Nassau County Comptroller Jack Schnirman’s living wage audit found that 16 employees of the emergency shelter provider, ADD/ADHD Housing Group Inc., were being paid less than the living wage required of employers with county contracts.
Keith Cook, the executive director of ADD/ADHD, said in a telephone interview with Blank Slate Media that the county’s requirement to pay employees almost $15 an hour with benefits can cause an undue hardship for a nonprofit.
The emergency shelter has a contract with Nassau County which requires them to pay their employees $14.27 an hour with benefits or $16.41 an hour without benefits, as well as granting paid time off to full-time employees.
The comptroller’s audit states that during 2016 and 2017, the 16 employees were underpaid by an average of $1.07 per hour, ranging from 4 cents to $6.07 per hour.
It was calculated that ADD/ADHD owed 16 employees back wages of $30,600, which the employer said it paid Jan. 22 in its written response to the audit.
The comptroller conducts living wage audits due to complaints or for routine review, according to a spokesman from Schnirman’s press office.
ADD/ADHD operates three shelters in Nassau County: two in West Hempstead and one in Freeport.
Cook’s response, provided in the audit, says that other shelter providers are allowed to avoid the living wage law due to the creation of a separate organization for each shelter site in order to create companies with fewer than 10 employees.
The text of the County Living Wage Law says the pay requirement applies to employers with financial assistance contracts of more than $50,000 and at least 10 employees.
Cook contended that ADD/ADHD does not maintain this practice of minimizing the number of employees in order to bypass paying the living wage law “for the sake of integrity.”
Despite ADD/ADHD’s payment of the back wages, the audit notes that the agency submitted a request to the County’s Living Wage Officer to be waived from living wage requirements in 2017. The request was denied.
Cook pointed to Section 10-D of the County Living Wage Law, which says that “not-for-profit corporations shall be eligible for financial assistance from the Nassau County Living Wage Contingency Fund… in order to meet increased payroll expenses incurred due to the operation of this law.”
According to a spokesman from the comptroller’s office, the contingency fund has not been funded.
At the time of publication, it was unclear whether Cook submitted a request for assistance from the fund.
Cook said the employees who were being paid less than the living wage requirement were nighttime employees who were allowed to sleep on the job.

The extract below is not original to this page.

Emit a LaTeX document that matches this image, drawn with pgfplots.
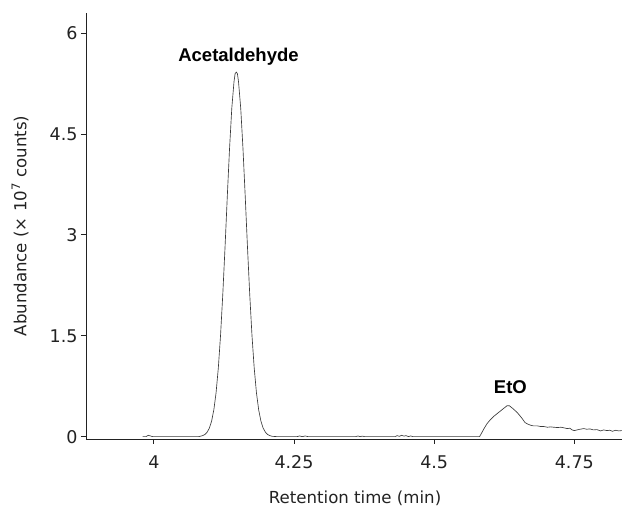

With their payment of the county’s required hourly rate, these employees are now being paid the same as case workers “who provide intake case management facility and staff oversight,” he said.
As well as the recommendation to pay back the employees, the comptroller suggested ADD/ADHD implement a daily time reporting process that includes pay period beginning and ending dates, hourly pay rates and actual daily hours worked on biweekly payroll records.
Another recommendation is to provide the comptroller’s office with an explanation for the 10 employees who were paid without corresponding hours of work noted in the released payroll records.
The recommendation refers to the audit’s finding of 10 employees who did not have a listed number of hours of work and therefore the comptroller could not determine if they were paid the required living wage.
Twelve employees were not compensated for 1,079 hours of their paid vacation time, which led the agency to pay them $16,988.
Cook’s response said ADD/ADHD had only designated paid time-off to employees who worked over 40 hours per week.
“Our office conducts these audits so that we can ensure employees of county contractors are being treated fairly,” Schnirman said in a press release. “If you want to work with Nassau County, you have to make sure your employees are earning a living wage.”
ADD/ADHD also failed to provide the appropriate tax forms to represent employees’ discounted rentals from the housing agency, which were part of some employee’s overall compensation package, the audit found.
The employer issued 1099s, which Cook explained in his response represented the below market rents paid by the employees to ADD/ADHD.
Cook said he merely “gave the employees the 1099s and they could file the income if they wish and his plan was not to have them pay more taxes.”
The comptroller said the rental assistance should have been included in the employees’ W-2 form reporting income.
The audit said the comptroller’s director of investigations interviewed one of the employees issued the 1099 and she said that “she lives in a house owned by the individual who is the executive director, pays rent to the individual personally, and does not believe the rent to be discounted below market rate.” The employee said she thought the income listed on the 1099 was for a bonus.
In Cook’s written response to the audit, he said the “1099 issue is through mutual agreement between the shelter provider and the comptroller’s office” deemed “inconsequential as 1099’s were never filed.”
“Employees shouldn’t have to navigate improperly filed earnings statement just to do their taxes every year,” Schnirman said. “We’ve directed the provider to stop this practice.”
Another finding of the audit was that the agency did not disclose more than $237,100 in service payments from the Department of Social Services as revenue to the IRS in 2016.
Cook said DSS does not provide informational returns to its shelter vendors detailing the amount they pay to vendors in a fiscal year. He added that the service payments are non-taxable revenue and therefore the shelter received no benefit from the unreported income.
The report said ADD/ADHD has filed an amended 990 form for the 2016 tax year to the IRS that included the missing revenue.